WHAT IS EXPECTED – Set down the full listing exactly as given. Any pictures are to be left out.

DATASET EXCERPT –
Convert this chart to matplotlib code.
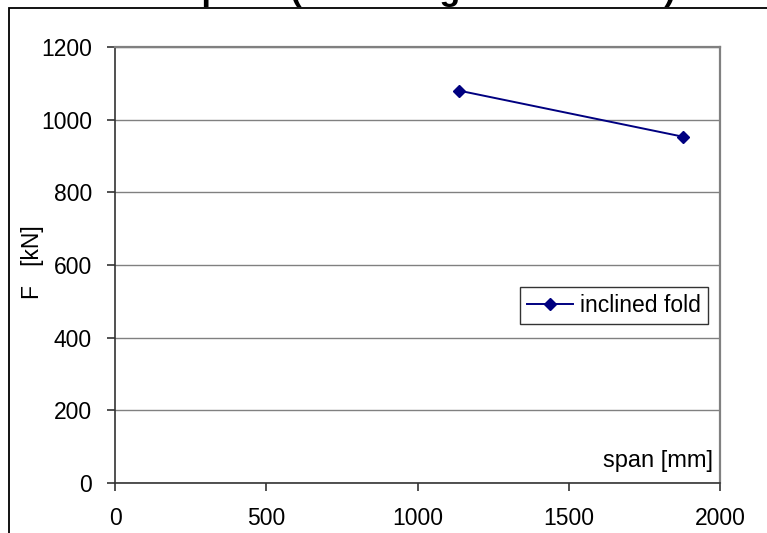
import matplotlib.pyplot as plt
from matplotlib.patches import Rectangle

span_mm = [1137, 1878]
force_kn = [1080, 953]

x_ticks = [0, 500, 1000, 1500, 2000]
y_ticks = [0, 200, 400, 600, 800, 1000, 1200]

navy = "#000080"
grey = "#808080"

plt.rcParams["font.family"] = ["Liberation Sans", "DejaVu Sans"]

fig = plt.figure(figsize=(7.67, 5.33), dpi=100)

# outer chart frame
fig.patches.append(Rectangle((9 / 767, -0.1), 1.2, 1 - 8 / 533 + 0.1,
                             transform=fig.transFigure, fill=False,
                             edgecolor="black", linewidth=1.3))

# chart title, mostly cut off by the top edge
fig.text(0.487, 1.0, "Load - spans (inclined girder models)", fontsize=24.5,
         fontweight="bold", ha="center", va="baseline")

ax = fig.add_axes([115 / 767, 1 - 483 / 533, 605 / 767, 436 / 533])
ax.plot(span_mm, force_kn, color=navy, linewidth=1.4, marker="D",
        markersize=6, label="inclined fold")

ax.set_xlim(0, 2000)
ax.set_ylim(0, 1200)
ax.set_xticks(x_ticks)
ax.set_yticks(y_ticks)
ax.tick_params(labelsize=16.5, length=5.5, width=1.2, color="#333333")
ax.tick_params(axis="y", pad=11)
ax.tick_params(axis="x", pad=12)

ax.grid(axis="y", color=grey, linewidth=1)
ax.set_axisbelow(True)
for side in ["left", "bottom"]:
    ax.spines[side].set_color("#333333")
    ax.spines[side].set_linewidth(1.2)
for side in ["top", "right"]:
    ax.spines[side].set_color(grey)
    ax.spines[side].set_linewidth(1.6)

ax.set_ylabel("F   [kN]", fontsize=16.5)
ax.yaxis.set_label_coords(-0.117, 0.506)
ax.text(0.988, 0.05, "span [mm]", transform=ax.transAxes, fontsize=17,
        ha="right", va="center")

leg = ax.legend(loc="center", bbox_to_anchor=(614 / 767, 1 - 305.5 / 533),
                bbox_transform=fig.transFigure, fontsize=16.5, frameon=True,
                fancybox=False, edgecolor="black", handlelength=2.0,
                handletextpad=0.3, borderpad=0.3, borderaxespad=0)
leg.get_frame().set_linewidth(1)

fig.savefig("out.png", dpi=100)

THE COMPLETED TASK –
Convert this chart to matplotlib code.
import matplotlib.pyplot as plt
from matplotlib.patches import Rectangle

span_mm = [1137, 1878]
force_kn = [1080, 953]

x_ticks = [0, 500, 1000, 1500, 2000]
y_ticks = [0, 200, 400, 600, 800, 1000, 1200]

navy = "#000080"
grey = "#808080"

plt.rcParams["font.family"] = ["Liberation Sans", "DejaVu Sans"]

fig = plt.figure(figsize=(7.67, 5.33), dpi=100)

# outer chart frame
fig.patches.append(Rectangle((9 / 767, -0.1), 1.2, 1 - 8 / 533 + 0.1,
                             transform=fig.transFigure, fill=False,
                             edgecolor="black", linewidth=1.3))

# chart title, mostly cut off by the top edge
fig.text(0.487, 1.0, "Load - spans (inclined girder models)", fontsize=24.5,
         fontweight="bold", ha="center", va="baseline")

ax = fig.add_axes([115 / 767, 1 - 483 / 533, 605 / 767, 436 / 533])
ax.plot(span_mm, force_kn, color=navy, linewidth=1.4, marker="D",
        markersize=6, label="inclined fold")

ax.set_xlim(0, 2000)
ax.set_ylim(0, 1200)
ax.set_xticks(x_ticks)
ax.set_yticks(y_ticks)
ax.tick_params(labelsize=16.5, length=5.5, width=1.2, color="#333333")
ax.tick_params(axis="y", pad=11)
ax.tick_params(axis="x", pad=12)

ax.grid(axis="y", color=grey, linewidth=1)
ax.set_axisbelow(True)
for side in ["left", "bottom"]:
    ax.spines[side].set_color("#333333")
    ax.spines[side].set_linewidth(1.2)
for side in ["top", "right"]:
    ax.spines[side].set_color(grey)
    ax.spines[side].set_linewidth(1.6)

ax.set_ylabel("F   [kN]", fontsize=16.5)
ax.yaxis.set_label_coords(-0.117, 0.506)
ax.text(0.988, 0.05, "span [mm]", transform=ax.transAxes, fontsize=17,
        ha="right", va="center")

leg = ax.legend(loc="center", bbox_to_anchor=(614 / 767, 1 - 305.5 / 533),
                bbox_transform=fig.transFigure, fontsize=16.5, frameon=True,
                fancybox=False, edgecolor="black", handlelength=2.0,
                handletextpad=0.3, borderpad=0.3, borderaxespad=0)
leg.get_frame().set_linewidth(1)

fig.savefig("out.png", dpi=100)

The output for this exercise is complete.